Begitu keluar kota New Delhi, jalan mulai agak mendaki, sementara matahari 
mulai malu-malu dan akhirnya sembunyi di balik gunung, digantikan sang rembulan 
yang langsung bersinar karena memang bulan empat belas kata orang tua-tua. 
Jalan makin menanjak, bus semi lux kami bergerak makin pelan. Setelah istirahat 
sejenak untuk makan malam, perjalanan bus dilanjutkan. Musik India yang 
dilantunkan dalam bus juga sudah berganti, yang terdengar sekarang adalah 
lagu-lagu daerah tibet yang lebih banyak ditingkahi suara alam. 

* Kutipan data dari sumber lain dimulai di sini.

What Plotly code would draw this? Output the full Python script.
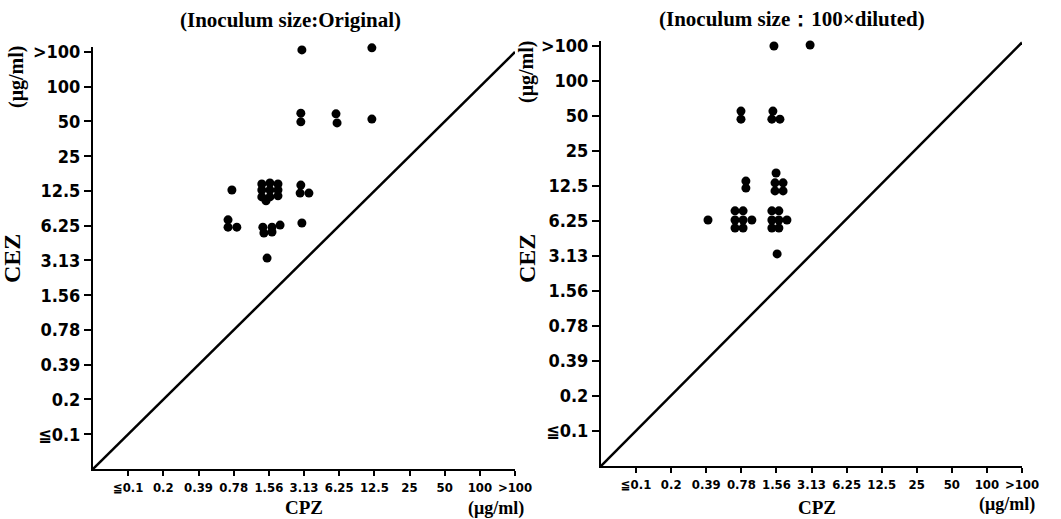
import plotly.graph_objects as go

# Tick positions (ordinal MIC steps) and labels
tick_pos = list(range(1, 13))
x_tick_labels = ["≦0.1", "0.2", "0.39", "0.78", "1.56", "3.13", "6.25", "12.5", "25", "50", "100", ">100"]
y_tick_labels = ["≦0.1", "0.2", "0.39", "0.78", "1.56", "3.13", "6.25", "12.5", "25", "50", "100", ">100"]

# Left panel (Inoculum size: Original) – dot positions on the ordinal MIC scale
left_cpz = [3.95,
            4.80, 5.03, 5.26, 4.80, 5.03, 5.26, 4.80, 5.03, 5.26, 4.92,
            5.91, 5.89, 6.14,
            3.84, 3.84, 4.09,
            4.83, 4.86, 5.09, 5.09, 5.32,
            5.94, 4.95,
            5.94, 7.93,
            5.91, 5.91, 6.91, 6.94, 7.93]
left_cez = [8.03,
            8.20, 8.23, 8.20, 8.03, 8.03, 8.03, 7.83, 7.83, 7.86, 7.72,
            8.17, 7.94, 7.94,
            7.17, 6.96, 6.96,
            6.96, 6.79, 6.96, 6.82, 7.02,
            7.08, 6.07,
            12.06, 12.12,
            10.24, 9.99, 10.22, 9.96, 10.07]

# Right panel (Inoculum size: 100x diluted)
right_cpz = [3.05,
             4.13, 4.13,
             3.82, 4.05, 3.82, 4.05, 3.82, 4.05, 4.30,
             4.99, 4.96, 5.19, 4.96, 5.19,
             4.87, 5.07, 4.87, 5.07, 4.87, 5.07, 5.30,
             5.02,
             3.99, 3.99,
             4.90, 4.87, 5.10,
             4.93, 5.96]
right_cez = [7.03,
             8.14, 7.94,
             7.29, 7.29, 7.03, 7.03, 6.80, 6.80, 7.03,
             8.37, 8.09, 8.09, 7.86, 7.86,
             7.29, 7.29, 7.03, 7.03, 6.80, 6.80, 7.03,
             6.06,
             10.14, 9.91,
             10.14, 9.91, 9.91,
             12.00, 12.03]

# Line of equality (CEZ = CPZ)
diag_x = [0, 12]
diag_left_y = [0, 12]
diag_right_y = [0, 12.1]

W, H = 1061, 519
YMAX = 12.15


def px(v):
    return v / W


def py(v):
    return 1 - v / H


fig = go.Figure()
fig.add_trace(go.Scatter(x=diag_x, y=diag_left_y, mode="lines",
                         line=dict(color="black", width=2.5), xaxis="x", yaxis="y",
                         showlegend=False, hoverinfo="skip"))
fig.add_trace(go.Scatter(x=left_cpz, y=left_cez, mode="markers",
                         marker=dict(color="black", size=9), xaxis="x", yaxis="y",
                         cliponaxis=False, showlegend=False))
fig.add_trace(go.Scatter(x=diag_x, y=diag_right_y, mode="lines",
                         line=dict(color="black", width=2.5), xaxis="x2", yaxis="y2",
                         showlegend=False, hoverinfo="skip"))
fig.add_trace(go.Scatter(x=right_cpz, y=right_cez, mode="markers",
                         marker=dict(color="black", size=9), xaxis="x2", yaxis="y2",
                         cliponaxis=False, showlegend=False))

narrow = "Liberation Sans Narrow, DejaVu Sans Condensed, Arial Narrow, Liberation Sans, sans-serif"
tickfont = dict(family=narrow, size=18, color="black", weight="bold")
xtickfont = dict(family=narrow, size=13, color="black", weight="bold")


def xaxis(domain, anchor):
    return dict(domain=domain, range=[0, 12], anchor=anchor, showgrid=False, zeroline=False,
                showline=True, linecolor="black", linewidth=2, ticks="outside", ticklen=5,
                tickwidth=1.5, tickcolor="black", tickvals=tick_pos, ticktext=x_tick_labels,
                tickfont=xtickfont, tickangle=0, fixedrange=True, automargin=False)


def yaxis(domain, anchor):
    return dict(domain=domain, range=[0, YMAX], anchor=anchor, showgrid=False, zeroline=False,
                showline=True, linecolor="black", linewidth=2, ticks="outside", ticklen=7,
                tickwidth=1.5, tickcolor="black", tickvals=tick_pos, ticktext=y_tick_labels,
                tickfont=tickfont, tickangle=0, fixedrange=True, automargin=False)


# pixel positions of the axis origins and the ">100" tick
L_bot, L_top12 = 469, 52
R_bot, R_top12 = 466, 46
L_top = L_bot - (L_bot - L_top12) * YMAX / 12
R_top = R_bot - (R_bot - R_top12) * YMAX / 12

fig.update_layout(
    width=W, height=H,
    margin=dict(l=0, r=0, t=0, b=0, pad=0),
    paper_bgcolor="white", plot_bgcolor="white",
    xaxis=xaxis([px(93), px(515)], "y"),
    yaxis=yaxis([py(L_bot), py(L_top)], "x"),
    xaxis2=xaxis([px(601), px(1022)], "y2"),
    yaxis2=yaxis([py(R_bot), py(R_top)], "x2"),
)

serif = "Liberation Serif, DejaVu Serif, serif"
anns = [
    dict(text="(Inoculum size:Original)", x=290, y=20, size=21, angle=0),
    dict(text="(Inoculum size：100×diluted)", x=792, y=19, size=21, angle=0),
    dict(text="CEZ", x=12, y=259, size=24, angle=-90),
    dict(text="(μg/ml)", x=16, y=77, size=20, angle=-90),
    dict(text="CEZ", x=527, y=259, size=24, angle=-90),
    dict(text="(μg/ml)", x=527, y=72, size=20, angle=-90),
    dict(text="CPZ", x=304, y=507, size=19, angle=0),
    dict(text="(μg/ml)", x=496, y=508, size=18, angle=0),
    dict(text="CPZ", x=817, y=507, size=19, angle=0),
    dict(text="(μg/ml)", x=1007, y=504, size=18, angle=0),
]
for a in anns:
    fig.add_annotation(text=a["text"], x=px(a["x"]), y=py(a["y"]), xref="paper", yref="paper",
                       showarrow=False, textangle=a["angle"], xanchor="center", yanchor="middle",
                       font=dict(family=serif, size=a["size"], color="black", weight="bold"))

fig.write_html(
    "out.html",
    post_script=("document.documentElement.style.margin='0';document.body.style.margin='0';"
                 "document.documentElement.style.overflow='hidden';document.body.style.overflow='hidden';"),
)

Tidak lama setelah melewati kota Chandigarh, ibu kota negara bagian Haryana, 
kami mulai memasuki negara bagian Himachal Pradesh. Wooww, inilah tanah 
himachal, himalaya, the land of eternal snows, the land of God seperti yang 
selalu didendangkan orang-orang selama ini. Para penumpang bus yang kalau boleh 
hanya dikategorikan dua kelompok besar: orang-orang turis dan orang-orang 
(keturunan) tibet mulai menutup mata satu persatu. Tapi saya dan teman-teman 
malah makin membuka mata yang sudah lebar ini menjadi makin lebar. 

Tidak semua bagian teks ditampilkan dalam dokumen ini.